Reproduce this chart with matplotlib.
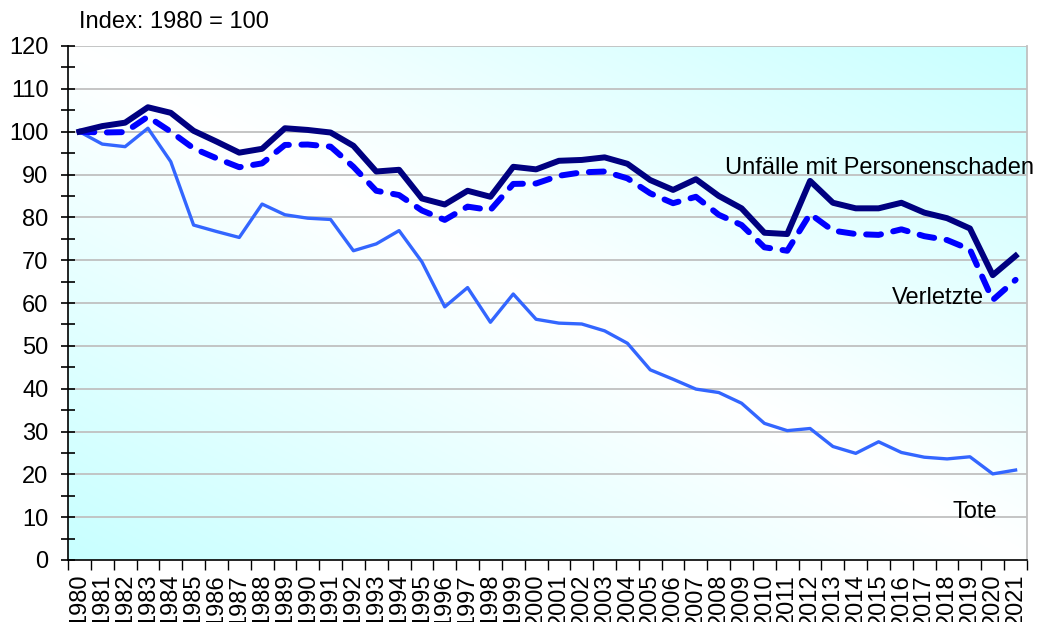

* * *

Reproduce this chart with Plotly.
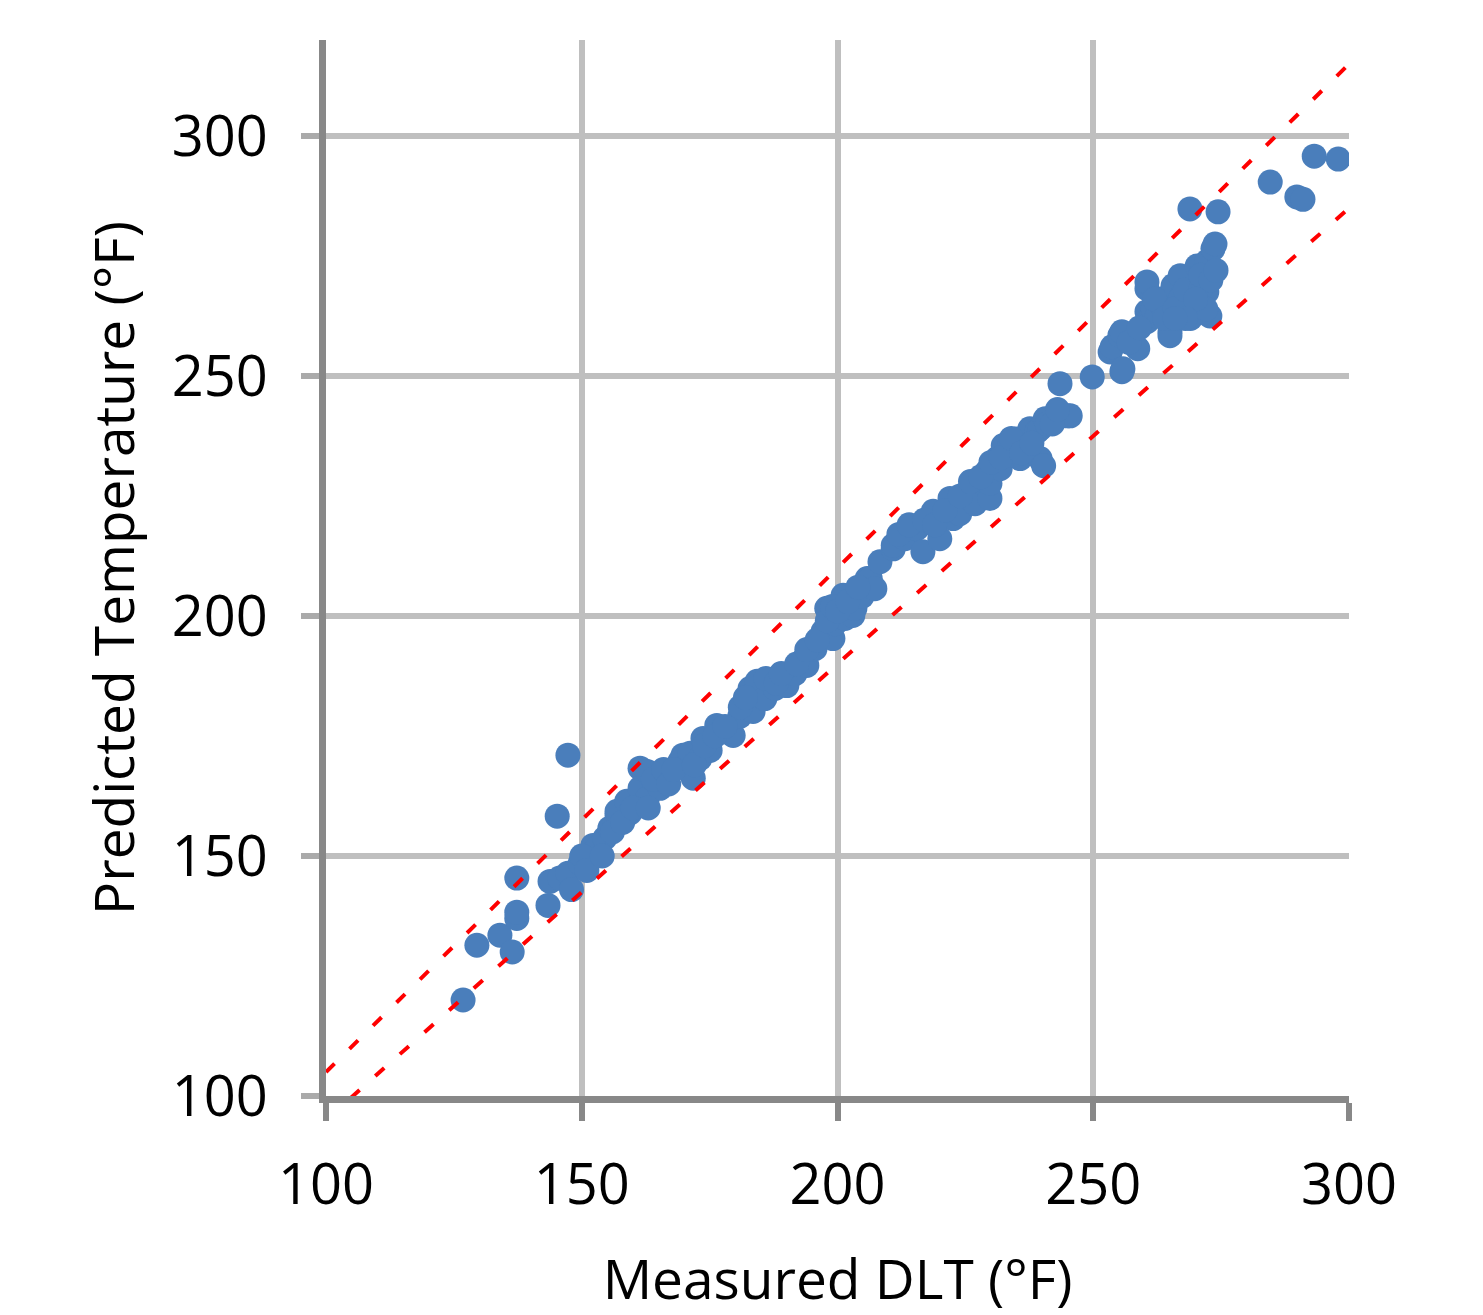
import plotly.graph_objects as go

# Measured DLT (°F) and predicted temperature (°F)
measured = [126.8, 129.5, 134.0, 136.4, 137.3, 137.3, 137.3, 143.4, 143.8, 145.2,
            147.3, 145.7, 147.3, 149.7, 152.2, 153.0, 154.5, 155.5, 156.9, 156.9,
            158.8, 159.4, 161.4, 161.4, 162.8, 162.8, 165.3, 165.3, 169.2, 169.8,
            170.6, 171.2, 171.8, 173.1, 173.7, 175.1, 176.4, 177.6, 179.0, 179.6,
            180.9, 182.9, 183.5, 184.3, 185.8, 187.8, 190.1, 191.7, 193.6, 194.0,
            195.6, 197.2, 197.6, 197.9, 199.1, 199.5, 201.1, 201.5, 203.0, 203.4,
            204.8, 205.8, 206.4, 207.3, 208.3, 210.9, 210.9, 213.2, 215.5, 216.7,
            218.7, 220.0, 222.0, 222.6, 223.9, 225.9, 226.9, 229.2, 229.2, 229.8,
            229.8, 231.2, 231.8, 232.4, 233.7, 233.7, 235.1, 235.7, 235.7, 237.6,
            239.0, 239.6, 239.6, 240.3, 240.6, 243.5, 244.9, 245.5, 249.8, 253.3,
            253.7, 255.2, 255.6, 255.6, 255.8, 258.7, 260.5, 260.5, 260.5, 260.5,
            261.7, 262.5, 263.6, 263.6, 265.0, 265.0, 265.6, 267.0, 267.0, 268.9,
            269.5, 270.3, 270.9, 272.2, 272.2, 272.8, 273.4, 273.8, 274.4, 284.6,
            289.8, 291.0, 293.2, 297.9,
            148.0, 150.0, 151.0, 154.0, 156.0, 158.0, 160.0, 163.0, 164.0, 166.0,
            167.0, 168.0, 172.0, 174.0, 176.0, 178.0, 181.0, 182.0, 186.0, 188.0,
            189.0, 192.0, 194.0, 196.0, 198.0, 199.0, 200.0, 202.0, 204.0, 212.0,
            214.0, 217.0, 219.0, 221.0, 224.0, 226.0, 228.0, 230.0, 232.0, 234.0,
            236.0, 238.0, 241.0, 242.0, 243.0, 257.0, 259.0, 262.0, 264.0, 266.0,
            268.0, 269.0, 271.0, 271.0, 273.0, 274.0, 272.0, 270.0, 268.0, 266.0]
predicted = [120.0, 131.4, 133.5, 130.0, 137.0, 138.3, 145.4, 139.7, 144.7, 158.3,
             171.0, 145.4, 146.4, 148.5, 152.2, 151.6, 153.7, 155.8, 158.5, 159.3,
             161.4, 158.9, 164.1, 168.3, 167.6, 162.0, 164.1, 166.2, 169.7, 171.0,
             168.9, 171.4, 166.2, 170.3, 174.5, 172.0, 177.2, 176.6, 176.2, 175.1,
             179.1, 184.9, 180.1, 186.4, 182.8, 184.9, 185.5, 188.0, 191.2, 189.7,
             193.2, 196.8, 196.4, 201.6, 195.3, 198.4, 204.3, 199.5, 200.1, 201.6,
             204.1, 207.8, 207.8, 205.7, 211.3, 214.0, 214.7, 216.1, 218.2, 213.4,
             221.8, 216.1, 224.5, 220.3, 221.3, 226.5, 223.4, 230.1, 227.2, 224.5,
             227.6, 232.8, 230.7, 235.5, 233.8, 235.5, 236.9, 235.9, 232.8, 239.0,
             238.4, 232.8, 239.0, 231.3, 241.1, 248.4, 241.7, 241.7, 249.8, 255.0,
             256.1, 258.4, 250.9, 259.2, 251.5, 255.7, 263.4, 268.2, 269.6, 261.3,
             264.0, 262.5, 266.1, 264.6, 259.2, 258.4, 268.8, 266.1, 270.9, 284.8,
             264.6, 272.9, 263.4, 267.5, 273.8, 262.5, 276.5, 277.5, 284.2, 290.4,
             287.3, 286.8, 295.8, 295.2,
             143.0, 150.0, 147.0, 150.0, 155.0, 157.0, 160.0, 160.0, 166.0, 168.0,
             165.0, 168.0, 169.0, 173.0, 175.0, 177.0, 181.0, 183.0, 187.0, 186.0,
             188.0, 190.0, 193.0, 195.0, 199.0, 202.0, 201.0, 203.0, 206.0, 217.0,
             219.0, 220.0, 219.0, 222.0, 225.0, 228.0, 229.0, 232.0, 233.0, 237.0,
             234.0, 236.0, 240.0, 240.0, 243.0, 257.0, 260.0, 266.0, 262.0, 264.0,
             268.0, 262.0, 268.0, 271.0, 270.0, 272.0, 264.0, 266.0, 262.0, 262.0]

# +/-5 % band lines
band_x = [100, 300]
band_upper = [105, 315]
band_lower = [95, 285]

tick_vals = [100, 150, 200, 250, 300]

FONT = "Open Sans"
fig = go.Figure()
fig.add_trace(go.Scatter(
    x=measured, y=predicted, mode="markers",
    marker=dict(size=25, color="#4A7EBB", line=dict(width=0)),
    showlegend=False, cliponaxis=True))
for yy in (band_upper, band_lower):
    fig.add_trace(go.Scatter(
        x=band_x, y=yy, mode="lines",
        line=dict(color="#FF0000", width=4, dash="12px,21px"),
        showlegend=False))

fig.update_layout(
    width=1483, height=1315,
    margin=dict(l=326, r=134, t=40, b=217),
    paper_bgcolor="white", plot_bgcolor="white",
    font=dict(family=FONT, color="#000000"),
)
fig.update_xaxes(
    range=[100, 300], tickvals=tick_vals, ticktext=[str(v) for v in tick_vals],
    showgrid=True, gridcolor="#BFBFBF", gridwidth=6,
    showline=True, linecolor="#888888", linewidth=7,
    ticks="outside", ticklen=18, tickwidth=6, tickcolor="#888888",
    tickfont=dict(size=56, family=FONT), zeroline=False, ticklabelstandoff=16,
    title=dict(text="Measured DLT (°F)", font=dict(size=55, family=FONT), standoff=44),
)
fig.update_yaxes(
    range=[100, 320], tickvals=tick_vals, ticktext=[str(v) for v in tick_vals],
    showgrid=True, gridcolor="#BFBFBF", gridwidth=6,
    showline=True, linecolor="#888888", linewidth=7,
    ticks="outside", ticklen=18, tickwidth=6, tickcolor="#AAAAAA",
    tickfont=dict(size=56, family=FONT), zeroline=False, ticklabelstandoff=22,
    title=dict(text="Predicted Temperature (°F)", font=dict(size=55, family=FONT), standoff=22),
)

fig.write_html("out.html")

=== Task goal ===
Give only the lines from the one with "Reproduce this chart with Plotly." to the one with "import plotly.graph_objects as go", both included, again and exactly; leave the images out.

=== Solution for this exercise ===
Reproduce this chart with Plotly.
import plotly.graph_objects as go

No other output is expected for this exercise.